The club offers wakeboarding and water skiing. “Wakeboarding tends to be the most popular because it is easier for beginners to get up into a standing position because of the bigger surface area of the board, compared to skis. It is also easier to pull off big tricks, which helps its popularity. On the other hand, skiing is faster, but it is more about developing control, and is a lot more physically demanding on your body.”

Rope-free wake surfing is also something that the club is looking at for the future. “Wake surfing is beginning to take off as well. It does require specialised boats to create big enough waves for you to surf on without a rope. I have tried it myself and it is great fun, so I would love to see the club get one of those boats in the future.”

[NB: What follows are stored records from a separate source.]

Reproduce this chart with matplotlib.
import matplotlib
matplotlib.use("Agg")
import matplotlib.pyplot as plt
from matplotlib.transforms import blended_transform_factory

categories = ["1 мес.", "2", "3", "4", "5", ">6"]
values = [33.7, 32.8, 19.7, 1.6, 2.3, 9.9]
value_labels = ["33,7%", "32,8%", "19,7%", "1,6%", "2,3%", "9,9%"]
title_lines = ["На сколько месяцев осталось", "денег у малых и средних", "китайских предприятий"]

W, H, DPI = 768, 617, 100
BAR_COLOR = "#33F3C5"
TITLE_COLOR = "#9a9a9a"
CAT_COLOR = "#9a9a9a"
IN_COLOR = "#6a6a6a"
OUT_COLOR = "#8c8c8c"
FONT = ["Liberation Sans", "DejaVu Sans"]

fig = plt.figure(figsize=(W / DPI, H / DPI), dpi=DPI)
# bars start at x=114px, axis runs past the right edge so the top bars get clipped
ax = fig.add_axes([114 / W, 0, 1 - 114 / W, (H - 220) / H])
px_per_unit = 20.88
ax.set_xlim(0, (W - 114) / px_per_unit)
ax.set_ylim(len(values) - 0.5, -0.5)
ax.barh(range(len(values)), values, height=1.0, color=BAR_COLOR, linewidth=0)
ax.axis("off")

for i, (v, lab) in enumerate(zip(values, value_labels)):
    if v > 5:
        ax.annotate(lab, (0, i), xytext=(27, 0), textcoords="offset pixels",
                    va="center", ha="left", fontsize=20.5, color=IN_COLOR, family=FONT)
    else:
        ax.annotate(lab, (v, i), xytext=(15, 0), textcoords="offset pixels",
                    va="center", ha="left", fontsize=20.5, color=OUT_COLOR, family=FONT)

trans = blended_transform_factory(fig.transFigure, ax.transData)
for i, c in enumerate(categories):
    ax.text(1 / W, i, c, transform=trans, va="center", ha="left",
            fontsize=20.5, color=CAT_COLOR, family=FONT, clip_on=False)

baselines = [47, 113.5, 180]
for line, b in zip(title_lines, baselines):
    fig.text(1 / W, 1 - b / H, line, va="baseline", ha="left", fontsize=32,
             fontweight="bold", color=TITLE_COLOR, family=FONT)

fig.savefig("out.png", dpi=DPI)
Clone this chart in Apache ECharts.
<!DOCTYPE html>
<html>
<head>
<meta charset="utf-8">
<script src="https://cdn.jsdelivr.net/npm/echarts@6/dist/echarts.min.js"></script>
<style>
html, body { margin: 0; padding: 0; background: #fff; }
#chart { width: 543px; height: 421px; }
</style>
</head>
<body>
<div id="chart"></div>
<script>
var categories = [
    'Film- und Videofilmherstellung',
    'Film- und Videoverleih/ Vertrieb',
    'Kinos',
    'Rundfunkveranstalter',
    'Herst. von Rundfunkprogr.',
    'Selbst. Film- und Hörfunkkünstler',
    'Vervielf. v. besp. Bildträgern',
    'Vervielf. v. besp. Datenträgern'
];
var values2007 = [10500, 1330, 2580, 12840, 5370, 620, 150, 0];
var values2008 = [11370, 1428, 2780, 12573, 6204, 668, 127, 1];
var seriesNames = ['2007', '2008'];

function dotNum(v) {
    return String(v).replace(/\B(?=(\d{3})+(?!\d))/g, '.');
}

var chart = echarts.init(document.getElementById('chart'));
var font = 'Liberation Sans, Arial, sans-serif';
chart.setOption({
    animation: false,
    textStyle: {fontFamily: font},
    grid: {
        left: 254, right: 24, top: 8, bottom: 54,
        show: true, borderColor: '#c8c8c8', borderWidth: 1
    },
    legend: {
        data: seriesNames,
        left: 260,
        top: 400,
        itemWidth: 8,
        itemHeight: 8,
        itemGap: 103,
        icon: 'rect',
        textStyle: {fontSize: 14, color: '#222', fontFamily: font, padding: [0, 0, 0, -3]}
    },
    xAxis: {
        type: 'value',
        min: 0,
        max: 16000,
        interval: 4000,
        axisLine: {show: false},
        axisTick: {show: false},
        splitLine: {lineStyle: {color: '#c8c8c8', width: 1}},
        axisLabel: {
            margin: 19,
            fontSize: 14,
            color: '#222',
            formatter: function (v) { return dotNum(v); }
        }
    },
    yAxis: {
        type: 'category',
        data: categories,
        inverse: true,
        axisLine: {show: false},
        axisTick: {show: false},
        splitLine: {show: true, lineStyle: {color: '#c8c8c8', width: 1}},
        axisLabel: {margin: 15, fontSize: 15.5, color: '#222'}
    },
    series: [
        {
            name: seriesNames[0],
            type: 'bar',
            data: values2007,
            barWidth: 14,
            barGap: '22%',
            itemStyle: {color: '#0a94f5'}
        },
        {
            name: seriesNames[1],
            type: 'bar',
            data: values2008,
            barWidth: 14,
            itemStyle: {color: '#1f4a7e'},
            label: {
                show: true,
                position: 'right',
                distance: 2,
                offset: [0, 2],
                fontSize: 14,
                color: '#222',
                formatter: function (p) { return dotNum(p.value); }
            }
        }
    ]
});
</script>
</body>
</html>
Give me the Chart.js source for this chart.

The number of participants fluctuates significantly throughout the year. There are big influxes at the beginning and middle of the year, when they normally sign up about a hundred new members during each of the two university’s semesters. Many of these students are international, which means they do drift away from the club as they return overseas. However, there is a core standing membership of about 40.

Although the cost of owning a boat is one of the barriers preventing students to take up the sport on their own, there is definitely strong passion for the sport, a passion that the club nurtures. “All the members absolutely love the sport. The club has two Malibu Response boats, which are perfect for us because you can use them for skiing and the wedge, means you can get enough of a wake for boarding as well. These boats cost $80,000 new though. One of our members did go on to buy his own boat, and he comes back to wakeboard with us on ANZAC day.”

The club holds sessions in the water with both boats from 10am to 4pm each Sunday. Annual memberships cost $60 for students and $120 for public, and then it is $20 per ride.